RENEWABLE energy solutions company, Distributed Power Africa (DPA), says it is targeting to reduce Econet Wireless Zimbabwe’s diesel consumption by 80 percent through the use of solar batteries.

Several African economies still rely on fossil fuels to sustain their operations due to erratic power supplies.

However, environmental and sustainability concerns, along with rising fuel prices, have led many companies to turn to clean and renewable energy.

DPA, which was recently recognised by TowerXchange, a thought leader in the power industry, as a leading energy service company in Africa, has of late increased its provision of energy security for Econet base stations and for many commercial and industrial users, through lithium battery technology.

DPA’s chief executive officer, Mr Norman Moyo, said the Tesla Powerwall rollout had helped Econet’s ongoing diesel reduction programme, with the batteries extending the network operator’s energy security by an additional 50 percent battery run time.

“We are impressed with the performance of Tesla Powerwall as it addresses the customers’ power backup requirements with significant cost savings,”

he said.

“We look forward to rolling out other cost-effective initiatives in the energy security spectrum,”

Moyo said.

Along with lithium-ion battery technology, DPA said it was offering customers integration of their existing diesel generators to grid-tied solar for added energy security. By maximising on solar during the day, the diesel generator integration technology allows customers to also reduce fuel costs by up to 40 percent, said the company.

Econet’s chief operating officer, Kezito Makuni, said the company was leveraging the latest technologies and service partners to drive business sustainability through greater energy efficiencies, low carbon emissions, risk reduction and cost control.

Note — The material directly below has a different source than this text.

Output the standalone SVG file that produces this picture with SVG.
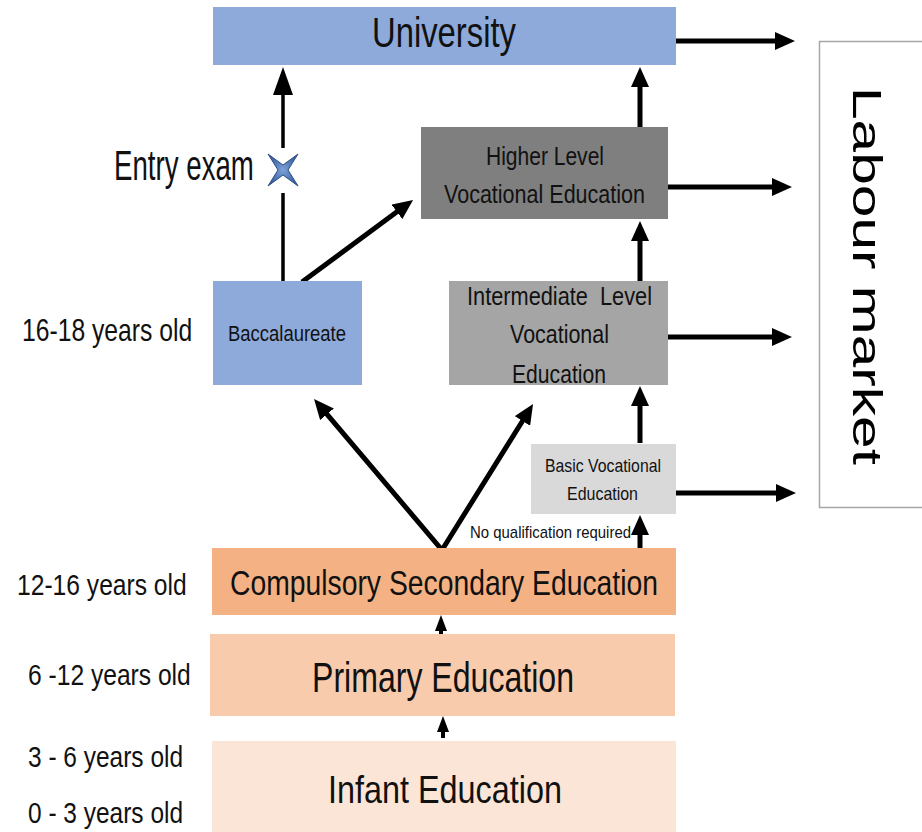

“We are committed to reducing our carbon footprint to less than 50 percent by 2030 through improved energy efficiencies, renewable energy supplies, reduction in our network waste, as well as rigorous environmental criteria when we select our suppliers,”

said Makuni, adding that Econet would also enable its customers to reduce their carbon footprint through the use of their services, including the Internet of Things (IoT).

In 2020, Econet used over three million litres of diesel to operate optimally during the peak of load shedding, resulting in the group incurring high operating costs from fuel costs and from constantly servicing the diesel generators as well as running an extensive fleet of fuel-refilling tankers to ensure network availability and uptime remained at an acceptable level.